Monday, July 19th, 2010

LeAnn Rimes – Swingin’

And it’s been nearly ten years since “Can’t Fight the Moonlight” topped the UK charts. We can fairly confidently predict this won’t be repeating that success…



[Video][Website]
[5.86]

Mark Sinker: A bit drive-by maybe, since this arrives from terrain SO not comfortably familiar to me, but you know this kinda reminds me of? Kanda Bongo Man, that’s who. Not in actual style obviously, but in something — the way there seems to be a whole matrix of guitars dancing about four feet off the ground. KBM: no higher praise. Except his best songs are generally 10 minutes long, and this cuts a bit short and sudden at less than three.
[9]

Martin Skidmore: It trips along rapidly, Leann sometimes having to hurry to keep up, but I basically like her strong, rich voice. The song is lively, and the playing is fine apart from the usual rubbish guitar break, but I’m not surprised it hasn’t resurrected her flagging success.
[5]

Anthony Easton: It takes a certain amount of balls to record this, considering her recent relationship with Eddie Ciabran, but then Rimes has never had much shame. Better than the John Anderson original, mostly because of that scandal.
[7]

Michaelangelo Matos: A jukebox record-holder for good reason, John Anderson’s original actually swung: the tempo wasn’t lazy, but it was loose. This goes so much faster it hurtles, yet there’s something appealing about it, too: not just that an enshrined classic has some juice in it, but that Rimes herself brings a little something to the table vocally. There’s some Reba for sure, but Leann sounds like she’s having a good time.
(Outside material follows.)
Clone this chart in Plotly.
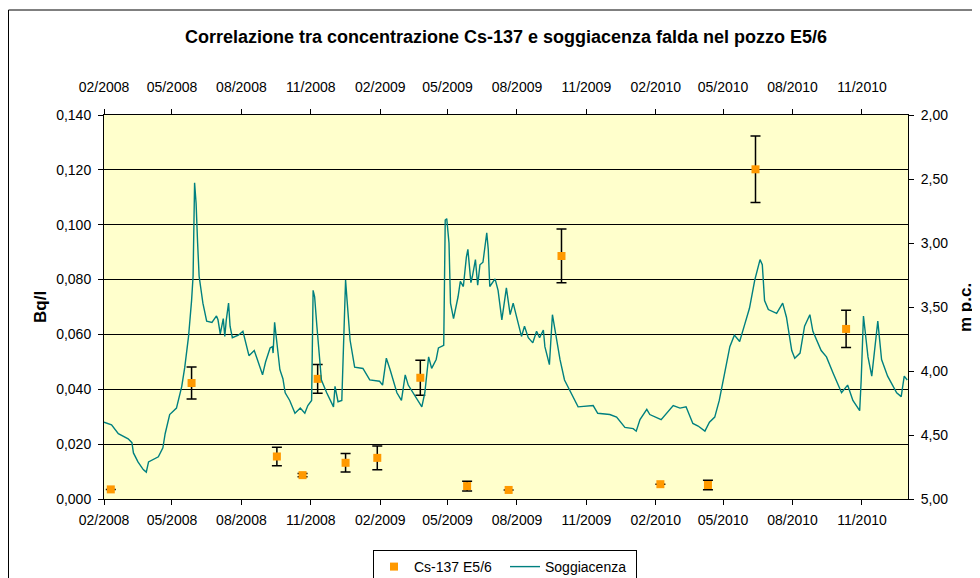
import pandas as pd
import plotly.graph_objects as go

# ---------------- data ----------------
start_date = "2008-02-01"
end_date = "2011-01-01"

tick_dates = ["2008-02-01", "2008-05-01", "2008-08-01", "2008-11-01",
              "2009-02-01", "2009-05-01", "2009-08-01", "2009-11-01",
              "2010-02-01", "2010-05-01", "2010-08-01", "2010-11-01"]
tick_labels = ["02/2008", "05/2008", "08/2008", "11/2008",
               "02/2009", "05/2009", "08/2009", "11/2009",
               "02/2010", "05/2010", "08/2010", "11/2010"]

# Cs-137 concentration (Bq/l) with uncertainty
cs_dates = ["2008-02-10", "2008-05-27", "2008-09-17", "2008-10-21", "2008-11-10",
            "2008-12-17", "2009-01-28", "2009-03-26", "2009-05-27", "2009-07-21",
            "2009-09-29", "2010-02-07", "2010-04-11", "2010-06-13", "2010-10-11"]
cs_values = [0.0035, 0.0423, 0.0155, 0.0087, 0.0438,
             0.0132, 0.0150, 0.0442, 0.0047, 0.0033,
             0.0886, 0.0054, 0.0051, 0.1202, 0.0620]
cs_errors = [0.0, 0.0058, 0.0034, 0.0006, 0.0052,
             0.0034, 0.0043, 0.0064, 0.0018, 0.0,
             0.0098, 0.0, 0.0017, 0.0121, 0.0068]

# Soggiacenza (m p.c.) : days after 2008-02-01 and depth
sogg_days = [0, 10, 19, 32, 37, 39, 45, 52, 56, 59, 72, 78, 81, 87, 96, 103, 107, 112, 116, 118,
             120, 122, 124, 126, 131, 136, 143, 149, 151, 154, 158, 160, 162, 165, 167, 170, 178, 184,
             192, 199, 202, 210, 214, 220, 223, 224, 226, 229, 233, 237, 240, 246, 253, 260, 266, 270,
             275, 277, 279, 282, 284, 288, 295, 304, 306, 310, 315, 318, 320, 322, 326, 332, 343, 352,
             365, 369, 374, 379, 388, 394, 399, 403, 416, 421, 425, 430, 434, 440, 443, 446, 450, 452,
             454, 457, 459, 463, 469, 472, 476, 480, 482, 486, 488, 492, 495, 498, 502, 507, 509, 511,
             518, 522, 527, 533, 538, 542, 549, 553, 557, 562, 568, 573, 577, 582, 584, 590, 594, 599,
             604, 610, 619, 628, 648, 654, 670, 679, 690, 701, 705, 710, 719, 723, 738, 754, 763, 771,
             780, 787, 796, 802, 809, 815, 822, 829, 835, 842, 849, 855, 862, 869, 872, 875, 880, 891,
             899, 904, 911, 915, 922, 928, 935, 939, 950, 957, 966, 977, 985, 992, 1001, 1003, 1006,
             1012, 1017, 1021, 1025, 1030, 1038, 1050, 1056, 1060, 1064]
sogg_depth = [4.40, 4.42, 4.49, 4.53, 4.56, 4.64, 4.71, 4.77, 4.79, 4.71, 4.67, 4.60, 4.49, 4.34, 4.29,
              4.12, 3.97, 3.73, 3.45, 3.26,
              2.53, 2.69, 3.00, 3.26, 3.47, 3.61, 3.62, 3.57, 3.60, 3.71, 3.59, 3.73, 3.60, 3.47, 3.65,
              3.74, 3.72, 3.69,
              3.88, 3.84, 3.89, 4.03, 3.93, 3.82, 3.81, 3.86, 3.62, 3.78, 3.99, 4.06, 4.17, 4.23, 4.33,
              4.29, 4.33, 4.27,
              4.23, 3.37, 3.42, 3.65, 3.81, 4.07, 4.17, 4.28, 4.12, 4.24, 4.23, 3.55, 3.29, 3.45, 3.76,
              3.97, 3.98, 4.07,
              4.08, 4.11, 3.90, 3.99, 4.17, 4.23, 4.03, 4.11, 4.23, 4.28, 4.17, 3.89, 3.98, 3.91, 3.82,
              3.81, 3.80, 2.82,
              2.81, 3.00, 3.47, 3.59, 3.42, 3.30, 3.34, 3.11, 3.05, 3.31, 3.26, 3.13, 3.33, 3.17, 3.15,
              2.92, 3.05, 3.34,
              3.28, 3.37, 3.60, 3.35, 3.56, 3.47, 3.65, 3.73, 3.65, 3.74, 3.78, 3.69, 3.74, 3.68, 3.81,
              3.95, 3.56, 3.73,
              3.91, 4.07, 4.17, 4.28, 4.27, 4.33, 4.34, 4.36, 4.44, 4.45, 4.47, 4.38, 4.30, 4.34, 4.38,
              4.27, 4.29, 4.28,
              4.41, 4.43, 4.47, 4.40, 4.36, 4.23, 4.02, 3.81, 3.72, 3.77, 3.63, 3.51, 3.29, 3.13, 3.17,
              3.45, 3.52, 3.55,
              3.47, 3.58, 3.84, 3.90, 3.86, 3.65, 3.56, 3.69, 3.84, 3.89, 4.02, 4.17, 4.11, 4.23, 4.31,
              4.07, 3.57,
              3.89, 4.04, 3.84, 3.61, 3.91, 4.04, 4.17, 4.20, 4.04, 4.07]

sogg_dates = pd.Timestamp(start_date) + pd.to_timedelta(sogg_days, unit="D")

# ---------------- figure ----------------
FONT = "Liberation Sans, Arial, sans-serif"
W, H = 972, 570
ML, MR, MT, MB = 96, 72, 107, 79
PW, PH = W - ML - MR, H - MT - MB

fig = go.Figure()
fig.add_trace(go.Scatter(
    x=cs_dates, y=cs_values, mode="markers", name="Cs-137 E5/6",
    marker=dict(symbol="square", size=8, color="#FF9900"),
    error_y=dict(type="data", array=cs_errors, visible=True, color="black",
                 thickness=1.5, width=5),
    xaxis="x", yaxis="y",
))
fig.add_trace(go.Scatter(
    x=sogg_dates, y=sogg_depth, mode="lines", name="Soggiacenza",
    line=dict(color="#008080", width=1.4),
    xaxis="x2", yaxis="y2",
))

common_x = dict(
    type="date", range=[start_date, end_date],
    tickmode="array", tickvals=tick_dates, ticktext=tick_labels,
    ticks="outside", ticklen=5, tickcolor="black", tickwidth=1,
    showline=True, linecolor="black", linewidth=1,
    showgrid=False, zeroline=False,
    tickfont=dict(family=FONT, size=14, color="black"),
)

fig.update_layout(
    width=W, height=H,
    margin=dict(l=ML, r=MR, t=MT, b=MB, autoexpand=False),
    paper_bgcolor="white", plot_bgcolor="#FFFFCC",
    font=dict(family=FONT, size=14, color="black"),
    separators=",.",
    title=dict(text="<b>Correlazione tra concentrazione Cs-137 e soggiacenza falda nel pozzo E5/6</b>",
               x=0.5, xref="paper", xanchor="center",
               y=1 - 29 / H, yref="container", yanchor="middle",
               font=dict(family=FONT, size=18, color="black")),
    xaxis=dict(**common_x, side="bottom", anchor="y", ticklabelstandoff=3),
    xaxis2=dict(**common_x, side="top", overlaying="x", anchor="y", ticklabelstandoff=11),
    yaxis=dict(range=[0, 0.14], dtick=0.02, tick0=0, tickformat=".3f",
               ticks="outside", ticklen=5, tickcolor="black",
               showline=True, linecolor="black", linewidth=1,
               showgrid=True, gridcolor="black", gridwidth=1, zeroline=False,
               tickfont=dict(family=FONT, size=14, color="black"), ticklabelstandoff=4),
    yaxis2=dict(range=[5, 2], dtick=0.5, tick0=2, tickformat=".2f",
                overlaying="y", side="right", anchor="x",
                ticks="outside", ticklen=5, tickcolor="black",
                showline=True, linecolor="black", linewidth=1,
                showgrid=False, zeroline=False,
                tickfont=dict(family=FONT, size=14, color="black"), ticklabelstandoff=4),
    legend=dict(orientation="h", x=(373 - 104) / PW, y=(499 - 550) / PH,
                xanchor="left", yanchor="top",
                entrywidth=86, entrywidthmode="pixels",
                bgcolor="white", bordercolor="black", borderwidth=1,
                font=dict(family=FONT, size=14, color="black")),
    annotations=[
        dict(text="<b>Bq/l</b>", x=(40 - 104) / PW, y=0.5, xref="paper", yref="paper",
             textangle=-90, showarrow=False, xanchor="center", yanchor="middle",
             font=dict(family=FONT, size=17, color="black")),
        dict(text="<b>m p.c.</b>", x=(965 - 104) / PW, y=0.5, xref="paper", yref="paper",
             textangle=-90, showarrow=False, xanchor="center", yanchor="middle",
             font=dict(family=FONT, size=17, color="black")),
    ],
    shapes=[
        dict(type="rect", xref="paper", yref="paper",
             x0=(0.5 - ML) / PW, x1=(977 - 104) / PW,
             y0=(499 - 600) / PH, y1=(499 - 10) / PH,
             line=dict(color="black", width=1), fillcolor="rgba(0,0,0,0)", layer="below"),
    ],
)

fig.write_html("out.html")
And anyway, better her than Big Bad Voodoo Daddy or something.
[6]

Alfred Soto: LeAnn’s got the right attitude but she foregoes the slyness of the John Anderson original; she sings like Robin Williams acts when he wants to be “serious”. Changing the gender didn’t help either.
[5]

Chuck Eddy: She swings it a little faster than John Anderson did, and she really belts it out of course, but his hang-dawg drawl gave it way more character. And changing Charlotte to Charlie might make sense in girl-dominant terms (kind of interesting that he’s little), but I once had a dachshund named after John’s Charlotte so the switch sounds unnatural to me. The video takes the “swing” part more literally than the music, which you’d think might be a good thing because who needs another stupid big-band revival to inspire more Cherry Poppin’ Daddies, but on the other hand a little more jazz (as in, Western Swingin’) might’ve spruced up the arrangement. Even better, LeAnn of all people could’ve totally gone disco with this archetypal line-dance number, or played up the subliminal spouse-swapping context; as is, slight speedup or no, it feels like a rehash. A point or two more deducted for what happened at the CMT telecast: I saw Anderson on the screen at least five times throughout the ceremony (including, if I’m not mistaken, playing guitar in the background during LeAnn’s boogie-woogie-bugle-girl schtick), but he was never once named — though I think they even introduced “Swingin'” as an “old country classic” or something like that. That was really fucked up.
[5]

Frank Kogan: So, one of the great voices in modern music sings a great song of the ’80s, and the result is meh. Seems as if LeAnn’s trying to create a casual, playful little toss-off; problem is that what makes LeAnn great is passion, not casualness, so here she just sounds inhibited — encased and enclosed in a genre exercise.
[4]

One Response to “LeAnn Rimes – Swingin’”

  1. haha i knew i’d look a fool if i commented on country — or rather, more fool all these other people who have listened to far too many records and can’t hear how good it would be if it was the first song ever made by anyone ever*

    *what do you mean this is a bad yardstick?